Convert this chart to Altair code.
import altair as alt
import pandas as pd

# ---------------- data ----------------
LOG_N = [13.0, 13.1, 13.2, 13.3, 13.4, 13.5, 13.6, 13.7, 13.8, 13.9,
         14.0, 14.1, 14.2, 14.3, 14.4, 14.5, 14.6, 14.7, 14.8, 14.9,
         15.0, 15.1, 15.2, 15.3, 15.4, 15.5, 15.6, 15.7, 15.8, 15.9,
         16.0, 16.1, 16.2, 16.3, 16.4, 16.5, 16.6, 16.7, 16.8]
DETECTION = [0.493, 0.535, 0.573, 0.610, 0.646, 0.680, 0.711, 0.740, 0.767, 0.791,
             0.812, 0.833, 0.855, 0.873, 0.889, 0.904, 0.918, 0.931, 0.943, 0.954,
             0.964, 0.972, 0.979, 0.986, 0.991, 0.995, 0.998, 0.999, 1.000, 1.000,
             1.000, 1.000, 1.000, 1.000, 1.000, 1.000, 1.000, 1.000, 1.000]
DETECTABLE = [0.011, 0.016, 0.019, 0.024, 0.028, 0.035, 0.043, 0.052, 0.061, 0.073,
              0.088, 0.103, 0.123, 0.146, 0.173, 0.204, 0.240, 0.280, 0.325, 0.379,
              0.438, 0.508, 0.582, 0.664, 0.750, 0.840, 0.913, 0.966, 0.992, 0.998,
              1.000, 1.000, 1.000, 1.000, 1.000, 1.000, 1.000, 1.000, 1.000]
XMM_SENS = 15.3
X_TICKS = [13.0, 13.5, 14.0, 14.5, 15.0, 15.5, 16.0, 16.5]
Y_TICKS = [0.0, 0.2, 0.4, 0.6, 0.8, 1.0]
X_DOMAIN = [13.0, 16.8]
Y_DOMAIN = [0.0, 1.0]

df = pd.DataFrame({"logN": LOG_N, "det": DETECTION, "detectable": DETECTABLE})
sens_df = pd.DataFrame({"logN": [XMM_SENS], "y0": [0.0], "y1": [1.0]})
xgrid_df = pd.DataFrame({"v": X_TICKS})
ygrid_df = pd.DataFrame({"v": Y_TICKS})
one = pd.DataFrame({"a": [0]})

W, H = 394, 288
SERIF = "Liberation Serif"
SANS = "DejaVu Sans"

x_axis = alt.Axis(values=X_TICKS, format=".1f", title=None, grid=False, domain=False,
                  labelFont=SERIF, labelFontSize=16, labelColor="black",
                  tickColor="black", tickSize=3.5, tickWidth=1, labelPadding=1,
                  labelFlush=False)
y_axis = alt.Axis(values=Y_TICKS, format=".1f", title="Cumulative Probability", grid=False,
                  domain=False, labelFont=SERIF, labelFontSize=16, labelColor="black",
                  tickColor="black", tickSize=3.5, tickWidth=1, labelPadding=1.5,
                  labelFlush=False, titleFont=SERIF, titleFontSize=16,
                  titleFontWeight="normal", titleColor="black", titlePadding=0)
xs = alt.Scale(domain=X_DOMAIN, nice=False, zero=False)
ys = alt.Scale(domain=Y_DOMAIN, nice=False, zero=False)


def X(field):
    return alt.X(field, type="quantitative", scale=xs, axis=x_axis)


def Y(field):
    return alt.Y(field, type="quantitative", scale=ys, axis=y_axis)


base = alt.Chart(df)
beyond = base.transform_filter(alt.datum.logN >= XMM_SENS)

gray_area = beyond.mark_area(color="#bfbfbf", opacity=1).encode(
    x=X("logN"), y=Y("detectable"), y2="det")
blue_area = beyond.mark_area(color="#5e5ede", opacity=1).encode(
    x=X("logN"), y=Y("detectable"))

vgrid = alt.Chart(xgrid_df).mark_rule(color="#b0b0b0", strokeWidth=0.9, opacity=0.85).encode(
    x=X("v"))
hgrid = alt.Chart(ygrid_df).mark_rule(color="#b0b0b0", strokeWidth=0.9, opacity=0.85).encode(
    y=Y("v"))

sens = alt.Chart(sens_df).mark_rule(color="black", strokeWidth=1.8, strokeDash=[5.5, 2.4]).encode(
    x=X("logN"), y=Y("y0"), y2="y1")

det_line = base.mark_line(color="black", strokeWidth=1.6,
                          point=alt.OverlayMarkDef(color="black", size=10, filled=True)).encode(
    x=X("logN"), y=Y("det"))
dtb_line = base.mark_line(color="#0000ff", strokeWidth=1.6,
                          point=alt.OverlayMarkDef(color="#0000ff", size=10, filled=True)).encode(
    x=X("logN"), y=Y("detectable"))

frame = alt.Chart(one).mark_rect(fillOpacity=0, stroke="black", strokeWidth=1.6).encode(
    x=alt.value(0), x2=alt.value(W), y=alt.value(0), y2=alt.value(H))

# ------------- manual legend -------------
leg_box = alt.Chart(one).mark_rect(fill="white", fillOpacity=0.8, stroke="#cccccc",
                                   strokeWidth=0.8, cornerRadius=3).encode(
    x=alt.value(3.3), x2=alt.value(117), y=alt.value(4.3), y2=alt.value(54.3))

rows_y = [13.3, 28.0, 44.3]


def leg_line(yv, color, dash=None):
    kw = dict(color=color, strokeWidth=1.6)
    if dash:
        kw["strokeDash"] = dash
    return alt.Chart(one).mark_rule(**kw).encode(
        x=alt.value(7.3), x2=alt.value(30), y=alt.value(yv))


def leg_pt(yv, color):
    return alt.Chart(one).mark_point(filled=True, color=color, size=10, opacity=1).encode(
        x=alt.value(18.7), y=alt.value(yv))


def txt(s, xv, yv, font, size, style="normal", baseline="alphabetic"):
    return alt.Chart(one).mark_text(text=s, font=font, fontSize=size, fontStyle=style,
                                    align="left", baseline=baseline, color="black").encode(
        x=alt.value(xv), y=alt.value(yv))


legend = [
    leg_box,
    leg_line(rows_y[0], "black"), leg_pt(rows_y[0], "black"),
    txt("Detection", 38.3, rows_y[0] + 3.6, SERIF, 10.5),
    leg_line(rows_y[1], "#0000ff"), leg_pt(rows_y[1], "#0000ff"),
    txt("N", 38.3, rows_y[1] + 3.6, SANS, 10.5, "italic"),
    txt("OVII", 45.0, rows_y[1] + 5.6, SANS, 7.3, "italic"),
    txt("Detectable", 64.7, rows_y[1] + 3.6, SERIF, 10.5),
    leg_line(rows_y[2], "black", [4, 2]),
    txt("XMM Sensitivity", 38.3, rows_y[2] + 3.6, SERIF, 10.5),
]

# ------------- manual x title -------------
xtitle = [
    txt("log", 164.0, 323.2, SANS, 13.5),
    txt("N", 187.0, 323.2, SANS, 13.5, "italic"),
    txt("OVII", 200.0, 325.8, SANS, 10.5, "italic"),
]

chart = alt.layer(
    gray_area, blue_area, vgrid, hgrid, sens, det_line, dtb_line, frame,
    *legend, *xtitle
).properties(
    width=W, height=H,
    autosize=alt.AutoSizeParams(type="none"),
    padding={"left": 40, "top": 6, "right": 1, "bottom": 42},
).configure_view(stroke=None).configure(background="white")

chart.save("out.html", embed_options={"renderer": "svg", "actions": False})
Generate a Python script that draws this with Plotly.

**WORK INSTRUCTIONS:**
Check every line of the records above for the string "this" and say how many contain it, giving the number alone.

**THE RESPONSE:**
2